Our solution automatically detects, tracks and counts people over time. This is explained in the How It Works section.
You may like to try it on this sample video.
How It Works
People counting over time comprises three main components:
Appearance embedding tracking, and
Incrementing the count.
1. Human Detection
We use an open source detection model known as JDE to detect persons. JDE has been trained on pedestrian detection and person search datasets. This allows the application to identify the locations of persons in a video feed. Each of these locations is represented as a pair of x, y coordinates in the form \([x_1, y_1, x_2, y_2]\), where \((x_1, y_1)\) is the top left corner of the bounding box, and \((x_2, y_2)\) is the bottom right. These are used to form the bounding box of each person detected. For more information on how to adjust the JDE node, check out the JDE configurable parameters.
2. Appearance Embedding Tracking
To learn appearance embeddings for tracking, a metric learning algorithm with triplet loss is used. Observations are assigned to tracklets using the Hungarian algorithm. The Kalman filter is used to smooth the trajectories and predict the locations of previous tracklets in the current frame. The model outputs an ID for each detection based on the appearance embedding learned.
3. Incrementing the Count
Monotonically increasing integer IDs beginning from 0 are assigned to new unique persons. For example, the first tracked person is assigned an ID of 0, the second tracked person is assigned an ID of 1, and so on. Thus the total number of unique persons that have appeared in the entire duration is simply the cumulative maximum.
These are the nodes used in the earlier demo (also in people_counting_over_time.yml):
nodes: - input.visual: source: <path/to/video with people> - model.jde - dabble.statistics: maximum: obj_attrs["ids"] - draw.bbox - draw.tag: show: ["ids"] - draw.legend: show: ["cum_max"] - output.screen
1. JDE Node
This node employs a single network to simultaneously output detection results and the corresponding appearance embeddings of the detected boxes. Therefore JDE stands for Joint Detection and Embedding. Please take a look at the benchmarks of object tracking models that are included in PeekingDuck if you would like to use a different model or model type better suited to your use case.
2. Statistics Node
dabble.statistics node retrieves the maximum detected ID for each frame. If the ID
exceeds the previous maximum, the cum_max (cumulative maximum) is updated. As monotonically
increasing integer IDs beginning from 0 are assigned to new unique persons, the maximum ID is
equal to the total number of unique persons over time.
3. Adjusting Nodes
With regard to the
model.jde node, some common behaviors that you might want to adjust are:
iou_threshold: Specifies the threshold value for Intersection over Union of detections (default = 0.5).

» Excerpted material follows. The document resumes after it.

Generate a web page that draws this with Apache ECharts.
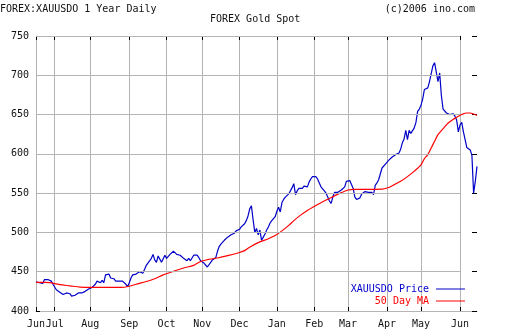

score_threshold: Specifies the threshold values for the detection confidence (default = 0.5). You may want to lower this value to increase the number of detections.

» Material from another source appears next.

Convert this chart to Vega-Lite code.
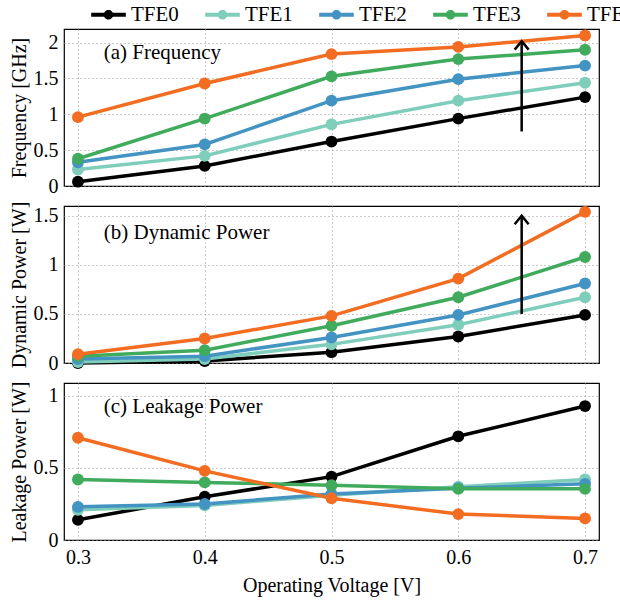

nms_threshold: Specifies the threshold value for non-maximal suppression (default = 0.4). You may want to lower this value to increase the number of detections.
min_box_area: Specifies the minimum value for area of detected bounding box. Calculated by \(width \times height\) (default = 200).
track_buffer: Specifies the threshold to remove track if track is lost for more frames than this value (default = 30).
Counting People Within Zones
It is possible to extend this use case with the Zone Counting use case. For example, if a CCTV footage shows the entrance of a mall as well as a road, and we are only interested to apply people counting to the mall entrance, we could split the video into 2 different zones and only count the people within the chosen zone. An example of how this can be done is given in the Tracking People within a Zone tutorial.